A more accurate way to phrase this would be "principles are clearly not adaptive in the current sociopolitical enviornment."
This is not a mistake blues or reds are making. Principles are not, in fact, adaptive, and fixing that is not something individuals or even individual tribes can accomplish, and probably is not something that can be accomplished at all in a values-incoherent environment.
Sure, I've never been accused of having good phrasing. Other people always word things better than I can.
Are principles ever adaptive? A core part of the value of principles is that they act as a very costly signal. If it were easy to have them, or they are adaptive to an environment it wouldn't be a very good signal. People would adopt them for the adaptability. The value of having principles is that it communicates that people can trust you, and depend on you. Regardless of the shifting tides of the sociopolitical currents.
Absolutely, in a values-coherent environment.
Sure. What they are supposed to signal is "I am making a significant sacrifice to maintain something we both care about". But this assumes "we both" actually do care about it. Signals are for communication; you don't need signals to draw your own conclusions.

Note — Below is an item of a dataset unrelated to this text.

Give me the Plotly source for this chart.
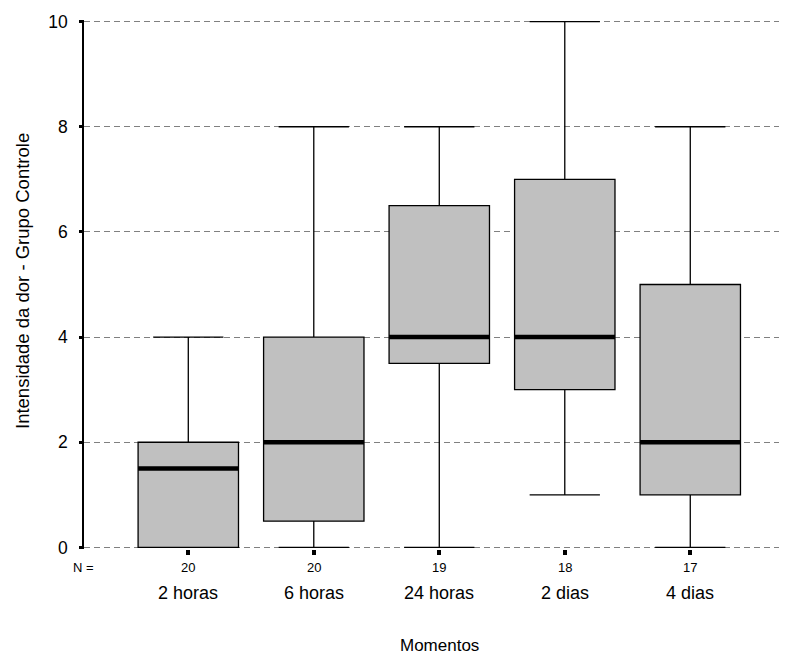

If the response is "I don't care about the thing you are maintaining, and will not sacrifice to maintain it", then the question becomes whether solo maintenance is worth it (probably not), and whether solo maintenance is even possible (probably not).
Yes, and the result is that rule-following becomes normal and expected, and rule-breaking becomes unusual and disturbing.
Many people claim a principle of following the law. Few people will actually follow a law that demands they docilly allow a subset of their neighbors to murder them and their family with machetes. Most curious! How can we explain this inconsistency? Assuming such a law were passed legally, it would in fact be a law, so shouldn't they follow it? Don't they have principles? Well, no. Humans are human. They are not going to cooperate in upholding a system that they perceive to be ruinously hostile to their interests. Society depends on a supermajority perceiving it to be strongly positive-sum. If you want to continue to have a society, you need to maintain that perception. If you fail to maintain that perception, appeals to rules or norms or principles will not save you.
Very, very few principles are actually worth unlimited commitment. If you want a society based on principles which receive unlimited commitment, it is going to look very different than our current arrangement.